━━ SOURCE EXCERPT

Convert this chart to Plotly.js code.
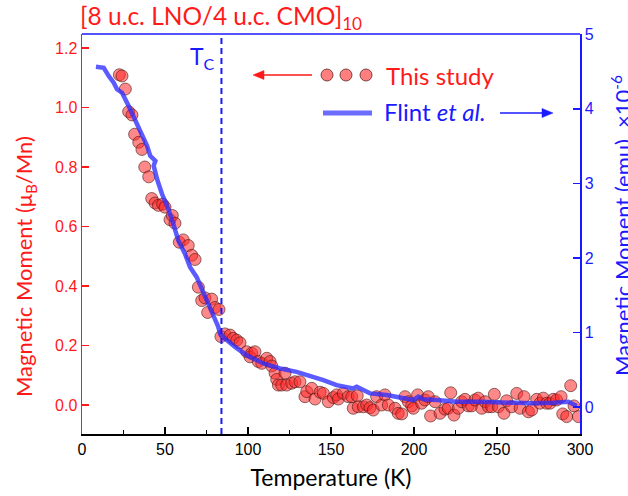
<!DOCTYPE html>
<html>
<head>
<meta charset="utf-8">
<script src="https://cdn.plot.ly/plotly-3.0.1.min.js"></script>
<style>html,body{margin:0;padding:0;background:#fff;}#chart{width:628px;height:496px;}</style>
</head>
<body>
<div id="chart"></div>
<script>
// ---- Data: this study (left axis, muB/Mn) ----
var studyT = [22.5,24.1,26.1,28.1,30.1,31.7,34.2,36.1,37.8,40.2,42.0,44.0,46.0,48.6,50.0,53.0,54.4,56.0,58.6,61.0,64.0,66.1,68.1,70.1,72.1,74.1,75.7,78.1,80.1,82.5,
  83.7,86.1,89.2,91.1,93.2,95.2,99.2,101.2,102.2,104.2,106.2,108.3,111.3,113.3,114.3,116.3,117.3,118.3,120.3,122.3,123.3,126.3,128.3,131.3,134.3,135.4,138.4,140.4,143.4,145.4,148.4,151.4,153.4,154.4,157.4,160.4,162.5,165.8,163.4,166.4,169.5,171.5,173.5,175.5,177.5,180.5,182.5,184.5,188.6,190.5,
  192.6,194.6,196.6,198.6,199.6,202.2,204.6,206.6,208.6,210.0,212.7,215.7,218.7,220.6,222.1,224.1,226.7,228.7,230.7,232.7,234.7,236.7,238.7,240.8,242.8,244.8,246.8,248.4,250.8,254.2,255.8,258.8,261.9,263.9,266.3,268.9,270.9,273.9,275.9,277.9,279.9,281.9,283.9,285.9,288.6,289.6,292.0,294.4,296.4,299.0];
var studyM = [1.110,1.106,1.062,0.986,0.975,0.910,0.883,0.859,0.800,0.767,0.694,0.679,0.671,0.675,0.665,0.623,0.637,0.611,0.547,0.555,0.536,0.503,0.489,0.396,0.351,0.360,0.311,0.356,0.328,0.321,
  0.230,0.239,0.235,0.224,0.218,0.209,0.179,0.162,0.174,0.179,0.146,0.140,0.157,0.146,0.131,0.107,0.086,0.067,0.067,0.107,0.067,0.073,0.078,0.078,0.028,0.045,0.056,0.020,0.043,0.039,0.011,0.025,0.034,0.020,0.039,0.028,0.028,0.031,-0.011,-0.006,-0.006,0.000,-0.009,-0.017,0.028,0.000,0.034,0.000,-0.011,-0.028,
  -0.030,0.028,0.011,-0.003,-0.011,0.034,0.006,0.017,0.028,-0.037,0.011,-0.028,-0.014,-0.011,0.041,-0.034,-0.011,0.011,0.019,-0.003,-0.003,0.017,0.023,-0.011,0.011,-0.006,-0.006,0.036,-0.006,-0.028,0.014,-0.006,0.039,-0.011,0.028,-0.023,-0.017,0.019,0.006,0.023,0.006,0.006,0.019,0.017,0.028,-0.030,-0.039,0.065,-0.003,-0.039];

// ---- Data: Flint et al. (right axis, emu x1e-6) ----
var flintT = [8.4,13.1,16.1,19.1,21.1,24.1,28.1,33.1,36.1,39.2,41.1,44.2,43.2,45.2,48.2,52.0,55.0,58.0,62.0,65.1,69.1,72.1,76.1,80.1,82.1,83.1,86.1,92.2,99.2,109.2,119.3,129.3,139.3,145.4,153.4,163.4,165.5,173.5,183.6,191.6,199.6,202.6,205.6,213.7,225.7,239.8,259.8,271.9,283.9,293.0,298.0];
var flintM = [4.563,4.550,4.439,4.349,4.261,4.215,4.037,3.793,3.636,3.503,3.369,3.302,3.235,3.058,2.857,2.656,2.456,2.233,2.055,1.876,1.742,1.587,1.386,1.186,1.074,0.985,0.918,0.806,0.695,0.584,0.517,0.472,0.405,0.361,0.294,0.250,0.271,0.183,0.160,0.130,0.094,0.138,0.103,0.094,0.071,0.071,0.057,0.049,0.057,0.071,0.013];

var TC = 84;
var xTicks = [0,50,100,150,200,250,300];
var leftTicks = [0.0,0.2,0.4,0.6,0.8,1.0,1.2];
var rightTicks = [0,1,2,3,4,5];

// ---- layout helpers (pixel -> paper) ----
var W = 628, H = 496, ML = 82, MR = 48, MT = 34, MB = 62;
var PW = W - ML - MR, PH = H - MT - MB;
function px(x){ return (x - ML) / PW; }
function py(y){ return (H - MB - y) / PH; }

var RED = '#ff1a1a', BLUE = '#1a1aff';
var TXT = 'Lato, "Open Sans", sans-serif';
var TICK = '"Liberation Sans", Arial, sans-serif';

var traces = [
  {x: studyT, y: studyM, type: 'scatter', mode: 'markers', name: 'This study',
   marker: {size: 12, color: 'rgba(255,40,40,0.55)', line: {color: 'rgba(70,20,20,0.6)', width: 1}}},
  {x: flintT, y: flintM, type: 'scatter', mode: 'lines', name: 'Flint et al.', yaxis: 'y2',
   line: {color: 'rgba(45,45,255,0.78)', width: 4.5}}
];

var legendCircles = [327, 346, 366].map(function(cx){
  return {type: 'circle', xref: 'paper', yref: 'paper',
    x0: px(cx - 6), x1: px(cx + 6), y0: py(75 + 6), y1: py(75 - 6),
    fillcolor: 'rgba(255,40,40,0.6)', line: {color: 'rgba(70,20,20,0.7)', width: 1}};
});

// arrow built from a line and a filled triangle head (pixel positions -> paper)
function arrow(xTail, xTip, y, color){
  var dir = xTip > xTail ? 1 : -1;
  var base = xTip - dir * 11;
  return [
    {type: 'line', xref: 'paper', yref: 'paper', x0: px(xTail), x1: px(base), y0: py(y), y1: py(y),
     line: {color: color, width: 1.3}},
    {type: 'path', xref: 'paper', yref: 'paper',
     path: 'M ' + px(xTip) + ' ' + py(y) + ' L ' + px(base) + ' ' + py(y - 4.5) + ' L ' + px(base) + ' ' + py(y + 4.5) + ' Z',
     fillcolor: color, line: {color: color, width: 0.5}}
  ];
}

var layout = {
  width: W, height: H,
  margin: {l: ML, r: MR, t: MT, b: MB, pad: 0},
  paper_bgcolor: '#fff', plot_bgcolor: '#fff',
  showlegend: false,
  title: {text: '[8 u.c. LNO/4 u.c. CMO]<sub>10</sub>', xref: 'container', yref: 'container',
    x: 80 / W, xanchor: 'left', y: 1 - 16 / H, yanchor: 'middle',
    font: {family: TXT, size: 24.5, color: RED}},
  xaxis: {range: [0, 300], tickvals: xTicks, ticktext: xTicks.map(String),
    showline: true, linecolor: '#000', linewidth: 1.5, ticks: 'inside', ticklen: 7, tickwidth: 1.5, tickcolor: '#000',
    minor: {ticks: 'inside', ticklen: 4, tickwidth: 1.5, tickcolor: '#000', dtick: 25, tick0: 0, showgrid: false},
    showgrid: false, zeroline: false,
    tickfont: {family: TICK, size: 16, color: '#000'},
    title: {text: 'Temperature (K)', font: {family: TXT, size: 23, color: '#000'}, standoff: 13}},
  yaxis: {range: [-0.0975, 1.247], tickvals: leftTicks, ticktext: leftTicks.map(function(v){return v.toFixed(1);}),
    showline: true, linecolor: RED, linewidth: 1.5, ticks: 'inside', ticklen: 7, tickwidth: 1.5, tickcolor: RED,
    showgrid: false, zeroline: false, tickfont: {family: TICK, size: 16, color: RED}},
  yaxis2: {range: [-0.362, 5.003], overlaying: 'y', side: 'right', tickvals: rightTicks, ticktext: rightTicks.map(String),
    showline: true, linecolor: BLUE, linewidth: 1.5, ticks: 'inside', ticklen: 7, tickwidth: 1.5, tickcolor: BLUE,
    showgrid: false, zeroline: false, tickfont: {family: TICK, size: 16, color: BLUE}},
  shapes: [
    {type: 'line', xref: 'paper', yref: 'paper', x0: 0, x1: 1, y0: 1, y1: 1, line: {color: BLUE, width: 1.5}},
    {type: 'line', xref: 'x', yref: 'paper', x0: TC, x1: TC, y0: 0, y1: 1, line: {color: BLUE, width: 2, dash: '6px,4px'}},
    {type: 'line', xref: 'paper', yref: 'paper', x0: px(323), x1: px(372), y0: py(113), y1: py(113),
     line: {color: 'rgba(45,45,255,0.7)', width: 5}}
  ].concat(legendCircles).concat(arrow(312, 253, 75, RED)).concat(arrow(500, 553, 113, BLUE)),
  annotations: [
    {text: 'T<sub>C</sub>', xref: 'x', yref: 'paper', x: TC, xanchor: 'right', xshift: -4, y: py(57), yanchor: 'middle',
     showarrow: false, font: {family: TXT, size: 23, color: BLUE}},
    {text: 'Magnetic Moment (μ<sub>B</sub>/Mn)', xref: 'paper', yref: 'paper', x: px(25), y: py(267),
     xanchor: 'center', yanchor: 'middle', textangle: -90, showarrow: false, font: {family: TXT, size: 22, color: RED}},
    {text: 'Magnetic Moment (emu)  ×10<sup>-6</sup>', xref: 'paper', yref: 'paper', x: px(621), y: py(226),
     xanchor: 'center', yanchor: 'middle', textangle: -90, showarrow: false, font: {family: TXT, size: 22, color: BLUE}},
    {text: 'This study', xref: 'paper', yref: 'paper', x: px(384), y: py(75), xanchor: 'left', yanchor: 'middle',
     showarrow: false, font: {family: TXT, size: 24, color: RED}},
    {text: 'Flint <i>et al.</i>', xref: 'paper', yref: 'paper', x: px(382), y: py(112), xanchor: 'left', yanchor: 'middle',
     showarrow: false, font: {family: TXT, size: 24, color: BLUE}}
  ]
};

Plotly.newPlot('chart', traces, layout, {displayModeBar: false, staticPlot: true});
</script>
</body>
</html>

━━━━

— WRITTEN TASK —
State how many lines include the string "chart", and nothing more.

— CORRECT ANSWER —
4